We all know how these movies turn out.
I am waiting for the movie that is daring enough to end with the massacre of millions of people by a nuclear attack. Considering the button-lipped solemnity that surrounds most movies like "The Peacemaker" ("Millions of lives are at stake!"), I would find it downright hilarious to watch a defusion attempt fail.
The question is, why do we go to these movies if we know the exact schemata that shape them? The answer used to be explained by a Western mythological necessity to watch Good triumph over Evil.
There was some Darwinian elation flowing through the streams of bad-guy blood. While the films have remained as prototypical and prosaic as ever (there is always The Good Guy and The Bad Guy, cut from rusty cookie cutters), the relish we find in them has reversed.
We now require sheer decimation - good girls, bad boys, three-eyed dogs, anything with a pulse - to quench that deep-down body thirst.
"The Peacemaker" provides that decimation in triplicate. The opening sequence features the hijacking of 10 nuclear weapons by a militia defected from the Russian army.
One of these bombs is immediately triggered, retiring the entire population of a small Russian village and its neighboring towns. The others are loaded onto a truck that proceeds to head in the direction of Iran.
Alert the Americans! Kidman plays a smart government worker who quickly has to determine the protocol for retrieving these stolen arms.
How do we know she is smart? Because "Doctor" proceeds her name and she sports a haircut that does her beauty no justice. We also know she is smart because her first order of business is to recruit George Clooney as her right-hand man.
Clooney plays a brassy Army operative who does not know that business and pleasure are two different words.
Clooney constantly has his bemused grin lighting up his face, whether he is beating up a German diplomat or asking Kidman out for a beer.
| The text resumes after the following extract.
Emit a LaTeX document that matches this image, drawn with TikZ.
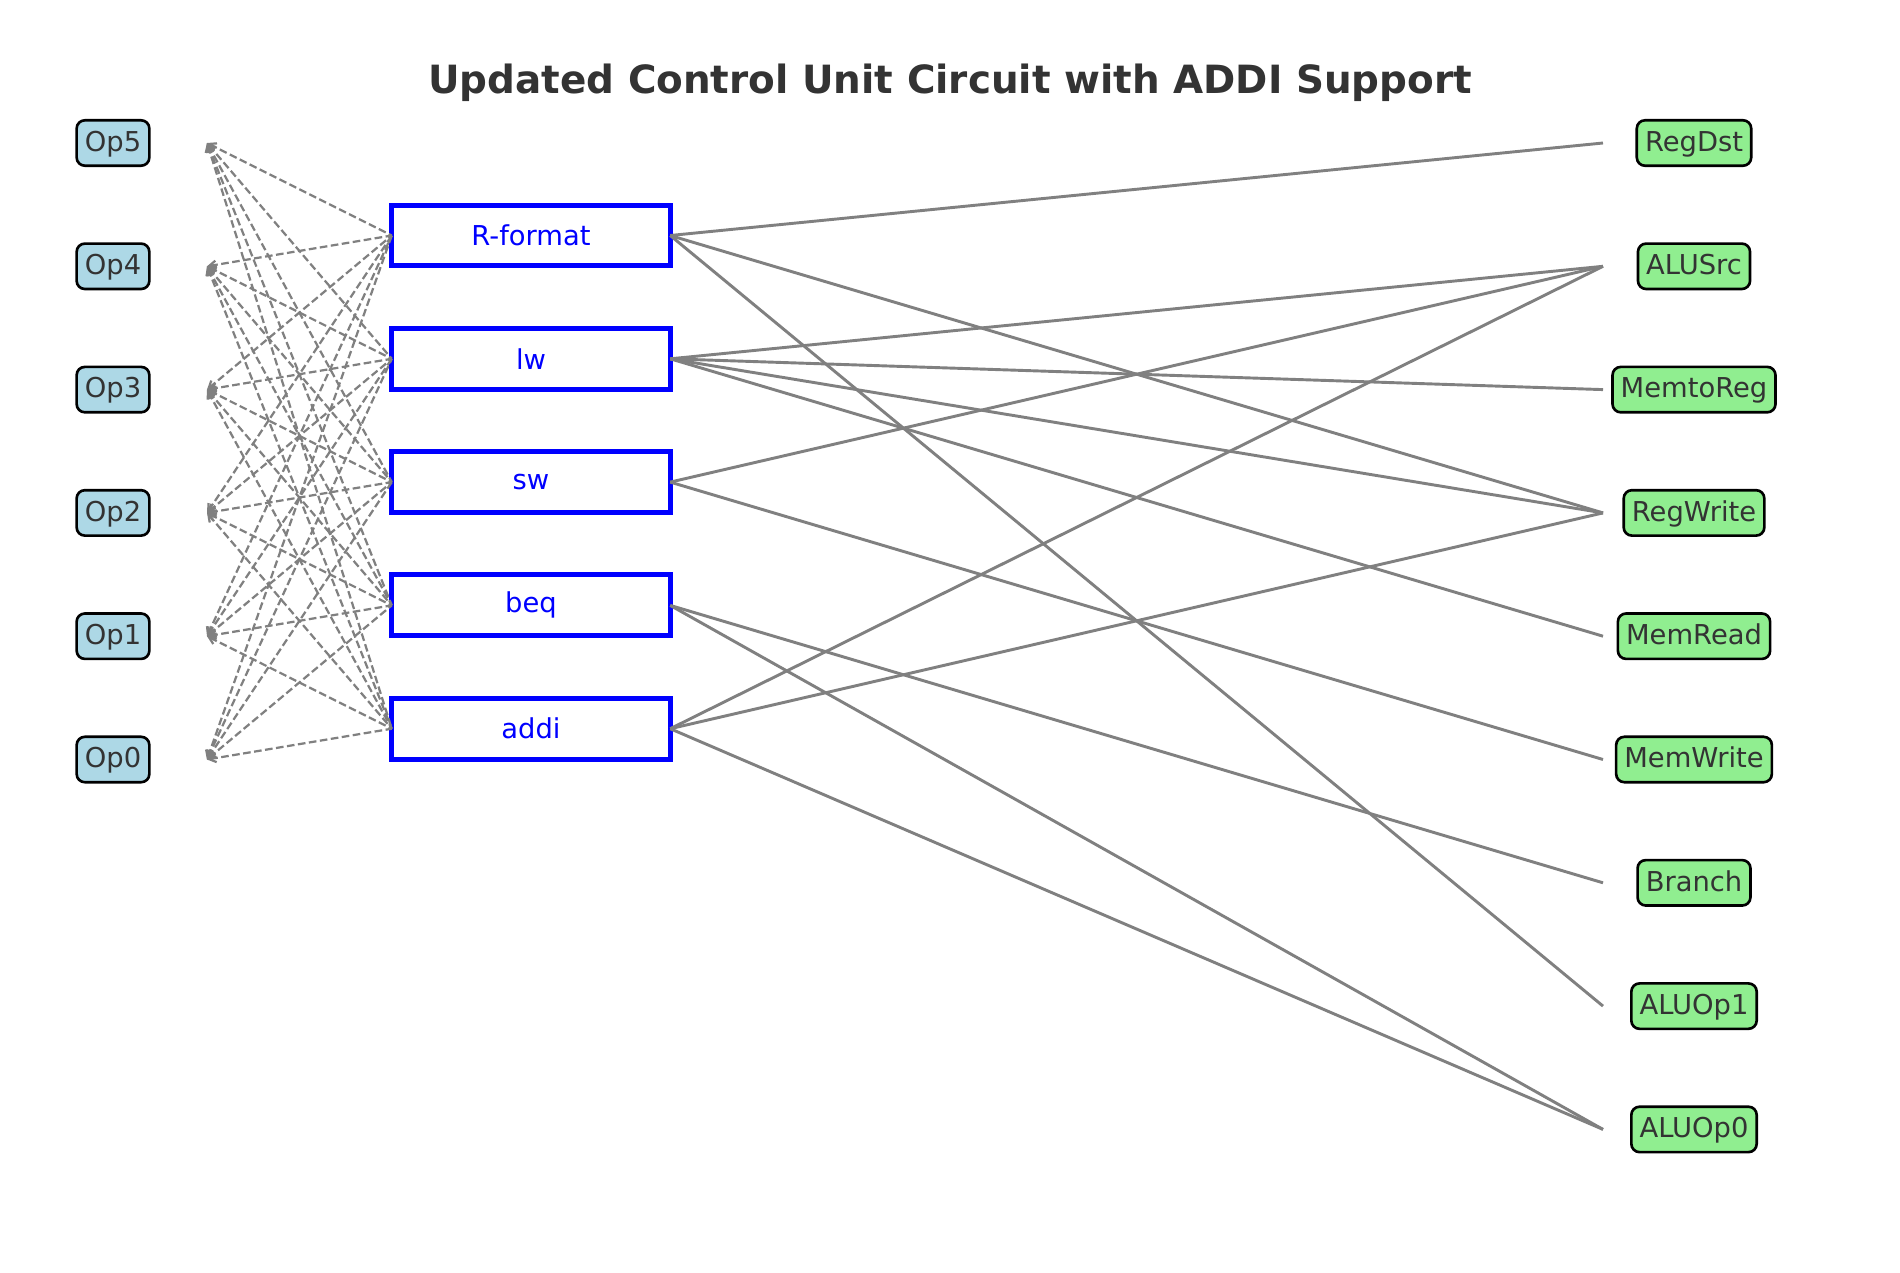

But he gets the job done, of course, in an honorable and entertaining fashion.
The two Hollywood faces recover all but one missile, which has fallen into the hands, or should I say backpack, of a brooding eastern European diplomat who we are shown is human by the way he sulks and plays the piano.
They track him down to New York, where he intends to share his pain with a few city blocks of Manhattan. Do they stop him before the bomb goes off? I don't want to spoil the ending.
What I can tell you about "The Peacemaker" is that it proves, among other things, that: Bosnia is no longer part of Europe, according to Kidman; backpacks are the chic way to transport nuclear arms; Philadelphians are not as adept at driving as Kidman might like them to be; and George Clooney looks good in a beret.
This movie is the first production of DreamWorks, the company founded by our new holy trinity, Spielberg, Katzenberg and Geffen.
While these three might not be confused with Renaissance artists, it also is unlikely that a doctoral thesis could be written comparing the thematic structure of "The Peacemaker" to "War and Peace."
I should say that "The Peacemaker" is more thoughtful and ruminative of violence than most thrillers, but this thoughtfulness wavers on the egregious side.
Mimi Leder, whose credits are limited to episodes of "ER," has directed with panache and with a script that lacks originality and dimension.
She does little more than to add artistic flourish to a familiar context. Clooney and Kidman are amiable enough as the leads, but I did not really care about their characters, and in the end, I didn't really care about "The Peacemaker."
Jason is a senior at North Hagerstown High School.